Objective
Copy the records below exactly, omitting any pictures they contain.

The input
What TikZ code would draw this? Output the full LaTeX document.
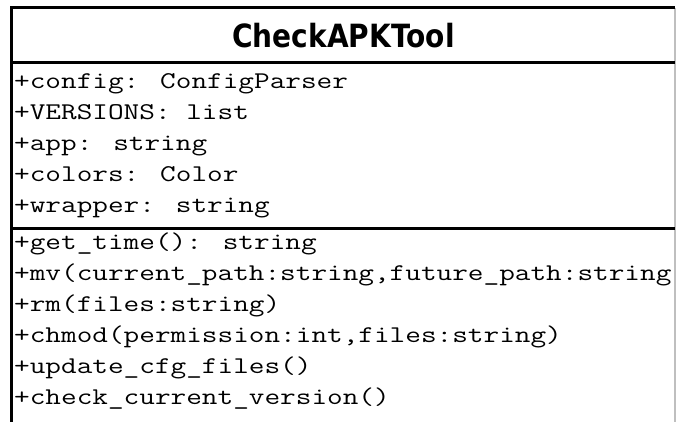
\documentclass[tikz,border=0pt]{standalone}
\usepackage{fontspec}
\newfontfamily\titlefamily{DejaVu Sans}

% class name and member text
\newcommand\classnamefont{\titlefamily\bfseries\fontsize{32}{32}\selectfont}
\newcommand\memberfont{\ttfamily\fontsize{24}{24}\selectfont}
\newcommand\classname[1]{\scalebox{0.876}[1]{#1}}
\newcommand\member[1]{\scalebox{1.266}[1]{#1}}

\tikzset{
  umlborder/.style={line width=3pt, black},
  umlside/.style={line width=1.5pt, black!25},
  titletext/.style={anchor=base, inner sep=0pt, font=\classnamefont},
  membertext/.style={anchor=base west, inner sep=0pt, font=\memberfont},
}

\begin{document}
\begin{tikzpicture}[x=1pt, y=-1pt]
  \useasboundingbox (0,0) rectangle (676,421);
  \fill[white] (0,0) rectangle (676,421);
  \clip (0,0) rectangle (676,421);

  % class box outline (continues below the visible area)
  \draw[umlside] (675.2,8) -- (675.2,440);
  \draw[umlborder] (11.5,440) -- (11.5,7) -- (674.5,7);
  \draw[umlborder] (10,62) -- (674.5,62);
  \draw[umlborder] (10,228) -- (674.5,228);

  % class name
  \node[titletext] (title) at (343.5,47.3) {\classname{CheckAPKTool}};

  % attributes
  \node[membertext] (attr1) at (14,88)  {\member{+config: ConfigParser}};
  \node[membertext] (attr2) at (14,119) {\member{+VERSIONS: list}};
  \node[membertext] (attr3) at (14,150) {\member{+app: string}};
  \node[membertext] (attr4) at (14,181) {\member{+colors: Color}};
  \node[membertext] (attr5) at (14,212) {\member{+wrapper: string}};

  % operations
  \node[membertext] (op1) at (14,249) {\member{+get\_time(): string}};
  \node[membertext] (op2) at (14,280) {\member{+mv(current\_path:string,future\_path:string}};
  \node[membertext] (op3) at (14,311) {\member{+rm(files:string)}};
  \node[membertext] (op4) at (14,342) {\member{+chmod(permission:int,files:string)}};
  \node[membertext] (op5) at (14,373) {\member{+update\_cfg\_files()}};
  \node[membertext] (op6) at (14,404) {\member{+check\_current\_version()}};
\end{tikzpicture}
\end{document}
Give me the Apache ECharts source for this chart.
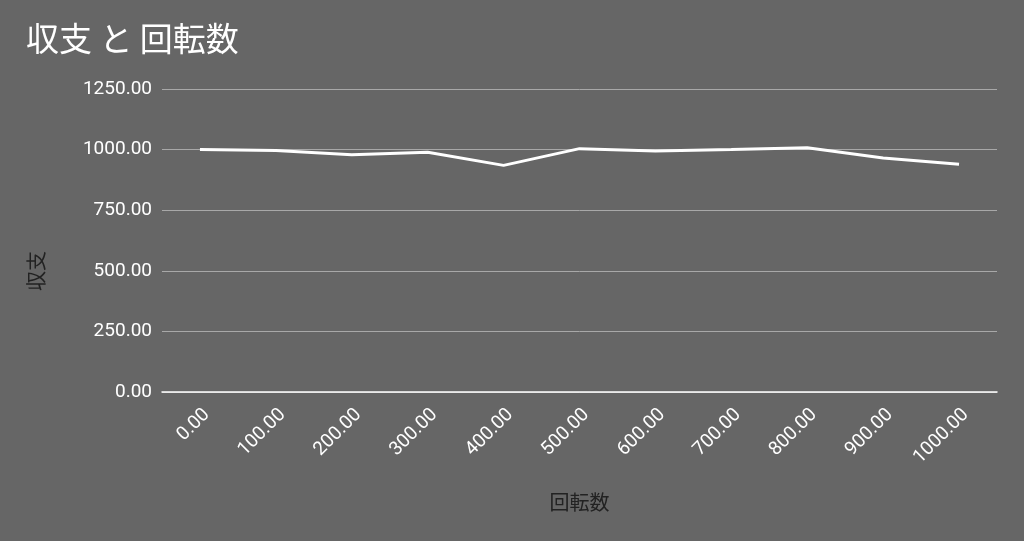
<!DOCTYPE html>
<html><head><meta charset="utf-8">
<script src="https://cdn.jsdelivr.net/npm/echarts@6/dist/echarts.min.js"></script>
<style>html,body{margin:0;padding:0;background:#666666}#c{width:1024px;height:541px}</style>
</head><body><div id="c"></div>
<script>
const categories = ['0.00','100.00','200.00','300.00','400.00','500.00','600.00','700.00','800.00','900.00','1000.00'];
const values = [1000, 996, 979, 989, 935, 1004, 994, 1000, 1008, 965, 940];
const yTicks = [0, 250, 500, 750, 1000, 1250];
const chart = echarts.init(document.getElementById('c'));
const font = 'Roboto, "Noto Sans CJK JP", sans-serif';
const cjk = '"Noto Sans CJK JP", sans-serif';
chart.setOption({
  backgroundColor: '#666666',
  animation: false,
  title: { text: '収支 と 回転数', left: 26, top: 22, padding: 0, textStyle: { color: '#ffffff', fontSize: 33, fontWeight: 'normal', fontFamily: cjk } },
  grid: { left: 162, right: 27, top: 89, bottom: 149, containLabel: false },
  graphic: [{
    type: 'text', x: 36, y: 271, rotation: Math.PI / 2,
    style: { text: '収支', align: 'center', verticalAlign: 'middle', fill: '#222222', fontSize: 20, fontFamily: cjk }
  }],
  xAxis: {
    type: 'category', data: categories, boundaryGap: true,
    name: '回転数', nameLocation: 'middle', nameGap: 100,
    nameTextStyle: { color: '#222222', fontSize: 20, fontFamily: cjk },
    axisLine: { lineStyle: { color: '#ffffff', width: 1.5 } },
    axisTick: { show: false },
    axisLabel: { color: '#ffffff', fontSize: 19, rotate: 45, margin: 13, verticalAlign: 'top', fontFamily: font }
  },
  yAxis: {
    type: 'value', min: yTicks[0], max: yTicks[yTicks.length-1], interval: 250,
    axisLine: { show: false }, axisTick: { show: false },
    splitLine: { lineStyle: { color: '#a8a8a8', width: 1 } },
    axisLabel: { color: '#ffffff', fontSize: 19, margin: 10, fontFamily: font, formatter: v => v.toFixed(2) }
  },
  series: [{ type: 'line', data: values, symbol: 'none', lineStyle: { color: '#ffffff', width: 3 } }]
});
</script></body></html>
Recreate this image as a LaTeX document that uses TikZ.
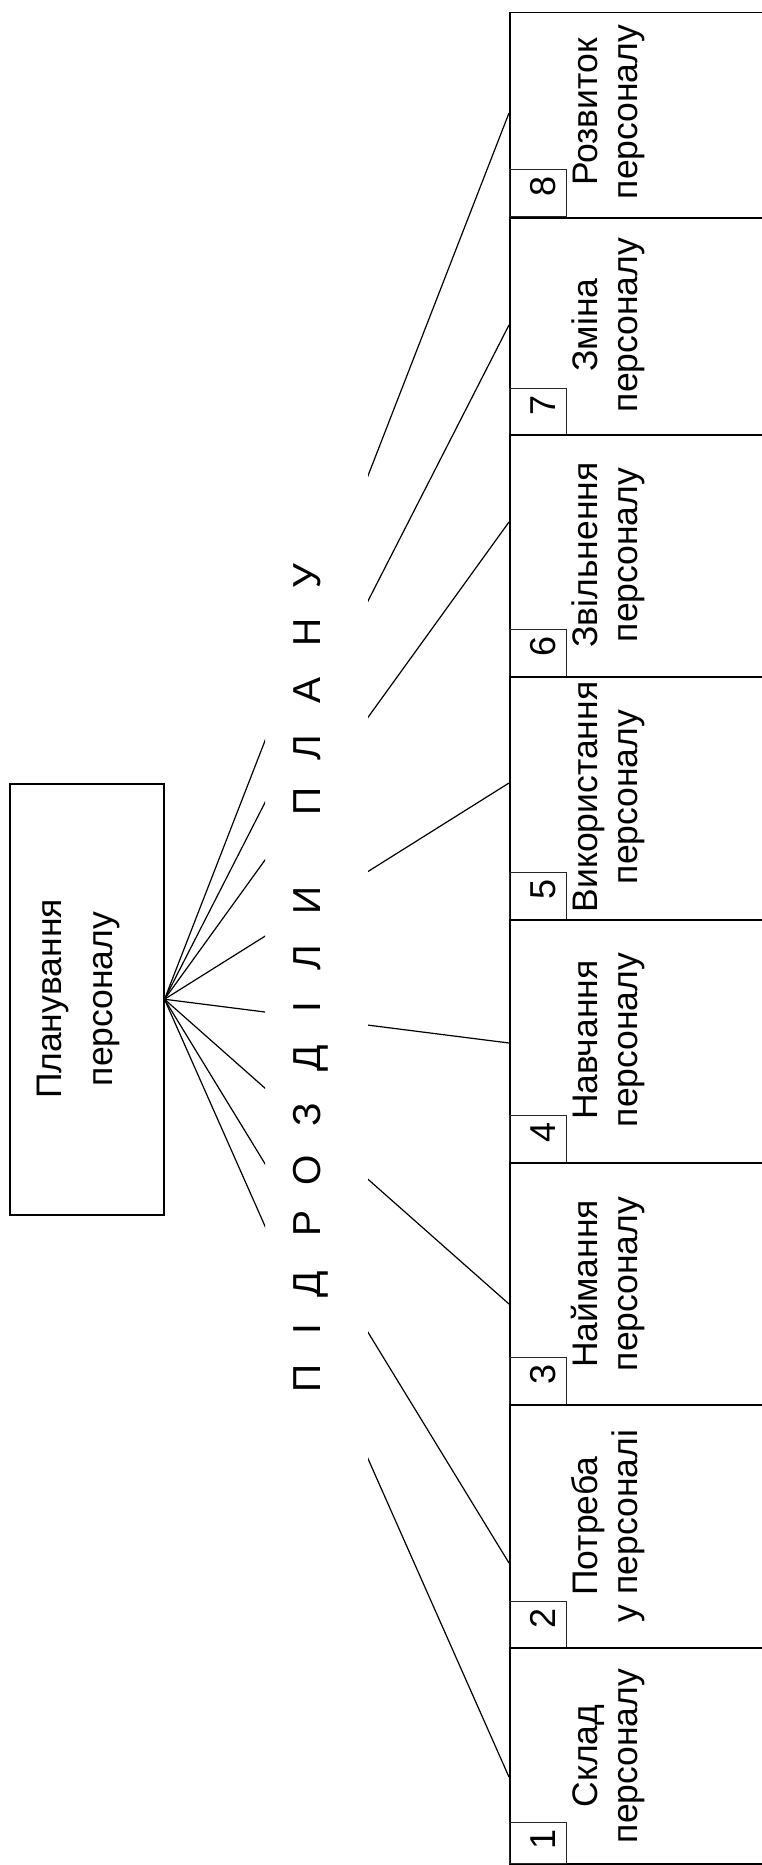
\documentclass[tikz,border=0pt]{standalone}
\usepackage{fontspec}
\setmainfont{Liberation Sans}
\begin{document}
\begin{tikzpicture}[x=1pt,y=-1pt,
  bigbox/.style={draw=black,line width=1.5pt,inner sep=0pt,anchor=north west},
  numbox/.style={draw=black!85,line width=1pt,inner sep=0pt,anchor=north west,minimum width=57pt},
  conn/.style={line width=1.2pt},
  lbl/.style={font=\fontsize{35.5}{35.5}\selectfont,rotate=90,anchor=base,inner sep=0pt},
  num/.style={font=\fontsize{36}{36}\selectfont,rotate=90,anchor=base,inner sep=0pt},
  spaced/.style={font=\fontsize{39}{39}\selectfont,rotate=90,anchor=base,inner sep=0pt}
]
\useasboundingbox (0,0) rectangle (762,1865);
\clip (0,0) rectangle (762,1865);

% main box
\node[bigbox,minimum width=154pt,minimum height=431pt] (plan) at (9,783) {};
\node[lbl] (plana) at (61,999) {Планування};
\node[lbl] (planb) at (112,999) {персоналу};

% right boxes: name/top/height/textcentre/line1/line2/numtop/numheight/attach
\foreach \n/\t/\h/\c/\la/\lb/\nt/\nh/\a in {
  8/12/205/112/Розвиток/персоналу/169/47/113,
  7/217/217/325/Зміна/персоналу/388/46/325,
  6/434/242/555/Звільнення/персоналу/629/47/522,
  5/676/243/797/Використання/персоналу/872/47/783,
  4/919/243/1040/Навчання/персоналу/1115/47/1043,
  3/1162/242/1284/Наймання/персоналу/1357/47/1304,
  2/1404/243/1526/Потреба/у персоналі/1601/46/1563,
  1/1647/216/1756/Склад/персоналу/1822/41/1777}{
  \node[bigbox,minimum width=270pt,minimum height=\h pt] (b\n) at (509,\t) {};
  \node[numbox,minimum height=\nh pt] (n\n) at (509,\nt) {};
  \node[num] (d\n) at (555,\nt+17) {\n};
  \node[lbl] (ta\n) at (597,\c) {\la};
  \node[lbl] (tb\n) at (637,\c) {\lb};
  \coordinate (a\n) at (509,\a);
}

% connectors, interrupted by the lettering band
\begin{scope}
  \clip (0,0) rectangle (265,1865) (368,0) rectangle (762,1865);
  \foreach \k in {1,...,8} \draw[conn] (plan.east) -- (a\k);
\end{scope}

% spaced lettering
\foreach \l/\y [count=\i] in {П/1378,І/1329,Д/1284,Р/1223,О/1170,З/1115,Д/1058,І/1007,Л/958,И/900,П/801,Л/748,А/690,Н/632,У/576}
  \node[spaced] (s\i) at (320,\y) {\l};
\end{tikzpicture}
\end{document}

Output below
What TikZ code would draw this? Output the full LaTeX document.
\documentclass[tikz,border=0pt]{standalone}
\usepackage{fontspec}
\newfontfamily\titlefamily{DejaVu Sans}

% class name and member text
\newcommand\classnamefont{\titlefamily\bfseries\fontsize{32}{32}\selectfont}
\newcommand\memberfont{\ttfamily\fontsize{24}{24}\selectfont}
\newcommand\classname[1]{\scalebox{0.876}[1]{#1}}
\newcommand\member[1]{\scalebox{1.266}[1]{#1}}

\tikzset{
  umlborder/.style={line width=3pt, black},
  umlside/.style={line width=1.5pt, black!25},
  titletext/.style={anchor=base, inner sep=0pt, font=\classnamefont},
  membertext/.style={anchor=base west, inner sep=0pt, font=\memberfont},
}

\begin{document}
\begin{tikzpicture}[x=1pt, y=-1pt]
  \useasboundingbox (0,0) rectangle (676,421);
  \fill[white] (0,0) rectangle (676,421);
  \clip (0,0) rectangle (676,421);

  % class box outline (continues below the visible area)
  \draw[umlside] (675.2,8) -- (675.2,440);
  \draw[umlborder] (11.5,440) -- (11.5,7) -- (674.5,7);
  \draw[umlborder] (10,62) -- (674.5,62);
  \draw[umlborder] (10,228) -- (674.5,228);

  % class name
  \node[titletext] (title) at (343.5,47.3) {\classname{CheckAPKTool}};

  % attributes
  \node[membertext] (attr1) at (14,88)  {\member{+config: ConfigParser}};
  \node[membertext] (attr2) at (14,119) {\member{+VERSIONS: list}};
  \node[membertext] (attr3) at (14,150) {\member{+app: string}};
  \node[membertext] (attr4) at (14,181) {\member{+colors: Color}};
  \node[membertext] (attr5) at (14,212) {\member{+wrapper: string}};

  % operations
  \node[membertext] (op1) at (14,249) {\member{+get\_time(): string}};
  \node[membertext] (op2) at (14,280) {\member{+mv(current\_path:string,future\_path:string}};
  \node[membertext] (op3) at (14,311) {\member{+rm(files:string)}};
  \node[membertext] (op4) at (14,342) {\member{+chmod(permission:int,files:string)}};
  \node[membertext] (op5) at (14,373) {\member{+update\_cfg\_files()}};
  \node[membertext] (op6) at (14,404) {\member{+check\_current\_version()}};
\end{tikzpicture}
\end{document}
Give me the Apache ECharts source for this chart.
<!DOCTYPE html>
<html><head><meta charset="utf-8">
<script src="https://cdn.jsdelivr.net/npm/echarts@6/dist/echarts.min.js"></script>
<style>html,body{margin:0;padding:0;background:#666666}#c{width:1024px;height:541px}</style>
</head><body><div id="c"></div>
<script>
const categories = ['0.00','100.00','200.00','300.00','400.00','500.00','600.00','700.00','800.00','900.00','1000.00'];
const values = [1000, 996, 979, 989, 935, 1004, 994, 1000, 1008, 965, 940];
const yTicks = [0, 250, 500, 750, 1000, 1250];
const chart = echarts.init(document.getElementById('c'));
const font = 'Roboto, "Noto Sans CJK JP", sans-serif';
const cjk = '"Noto Sans CJK JP", sans-serif';
chart.setOption({
  backgroundColor: '#666666',
  animation: false,
  title: { text: '収支 と 回転数', left: 26, top: 22, padding: 0, textStyle: { color: '#ffffff', fontSize: 33, fontWeight: 'normal', fontFamily: cjk } },
  grid: { left: 162, right: 27, top: 89, bottom: 149, containLabel: false },
  graphic: [{
    type: 'text', x: 36, y: 271, rotation: Math.PI / 2,
    style: { text: '収支', align: 'center', verticalAlign: 'middle', fill: '#222222', fontSize: 20, fontFamily: cjk }
  }],
  xAxis: {
    type: 'category', data: categories, boundaryGap: true,
    name: '回転数', nameLocation: 'middle', nameGap: 100,
    nameTextStyle: { color: '#222222', fontSize: 20, fontFamily: cjk },
    axisLine: { lineStyle: { color: '#ffffff', width: 1.5 } },
    axisTick: { show: false },
    axisLabel: { color: '#ffffff', fontSize: 19, rotate: 45, margin: 13, verticalAlign: 'top', fontFamily: font }
  },
  yAxis: {
    type: 'value', min: yTicks[0], max: yTicks[yTicks.length-1], interval: 250,
    axisLine: { show: false }, axisTick: { show: false },
    splitLine: { lineStyle: { color: '#a8a8a8', width: 1 } },
    axisLabel: { color: '#ffffff', fontSize: 19, margin: 10, fontFamily: font, formatter: v => v.toFixed(2) }
  },
  series: [{ type: 'line', data: values, symbol: 'none', lineStyle: { color: '#ffffff', width: 3 } }]
});
</script></body></html>
Recreate this image as a LaTeX document that uses TikZ.
\documentclass[tikz,border=0pt]{standalone}
\usepackage{fontspec}
\setmainfont{Liberation Sans}
\begin{document}
\begin{tikzpicture}[x=1pt,y=-1pt,
  bigbox/.style={draw=black,line width=1.5pt,inner sep=0pt,anchor=north west},
  numbox/.style={draw=black!85,line width=1pt,inner sep=0pt,anchor=north west,minimum width=57pt},
  conn/.style={line width=1.2pt},
  lbl/.style={font=\fontsize{35.5}{35.5}\selectfont,rotate=90,anchor=base,inner sep=0pt},
  num/.style={font=\fontsize{36}{36}\selectfont,rotate=90,anchor=base,inner sep=0pt},
  spaced/.style={font=\fontsize{39}{39}\selectfont,rotate=90,anchor=base,inner sep=0pt}
]
\useasboundingbox (0,0) rectangle (762,1865);
\clip (0,0) rectangle (762,1865);

% main box
\node[bigbox,minimum width=154pt,minimum height=431pt] (plan) at (9,783) {};
\node[lbl] (plana) at (61,999) {Планування};
\node[lbl] (planb) at (112,999) {персоналу};

% right boxes: name/top/height/textcentre/line1/line2/numtop/numheight/attach
\foreach \n/\t/\h/\c/\la/\lb/\nt/\nh/\a in {
  8/12/205/112/Розвиток/персоналу/169/47/113,
  7/217/217/325/Зміна/персоналу/388/46/325,
  6/434/242/555/Звільнення/персоналу/629/47/522,
  5/676/243/797/Використання/персоналу/872/47/783,
  4/919/243/1040/Навчання/персоналу/1115/47/1043,
  3/1162/242/1284/Наймання/персоналу/1357/47/1304,
  2/1404/243/1526/Потреба/у персоналі/1601/46/1563,
  1/1647/216/1756/Склад/персоналу/1822/41/1777}{
  \node[bigbox,minimum width=270pt,minimum height=\h pt] (b\n) at (509,\t) {};
  \node[numbox,minimum height=\nh pt] (n\n) at (509,\nt) {};
  \node[num] (d\n) at (555,\nt+17) {\n};
  \node[lbl] (ta\n) at (597,\c) {\la};
  \node[lbl] (tb\n) at (637,\c) {\lb};
  \coordinate (a\n) at (509,\a);
}

% connectors, interrupted by the lettering band
\begin{scope}
  \clip (0,0) rectangle (265,1865) (368,0) rectangle (762,1865);
  \foreach \k in {1,...,8} \draw[conn] (plan.east) -- (a\k);
\end{scope}

% spaced lettering
\foreach \l/\y [count=\i] in {П/1378,І/1329,Д/1284,Р/1223,О/1170,З/1115,Д/1058,І/1007,Л/958,И/900,П/801,Л/748,А/690,Н/632,У/576}
  \node[spaced] (s\i) at (320,\y) {\l};
\end{tikzpicture}
\end{document}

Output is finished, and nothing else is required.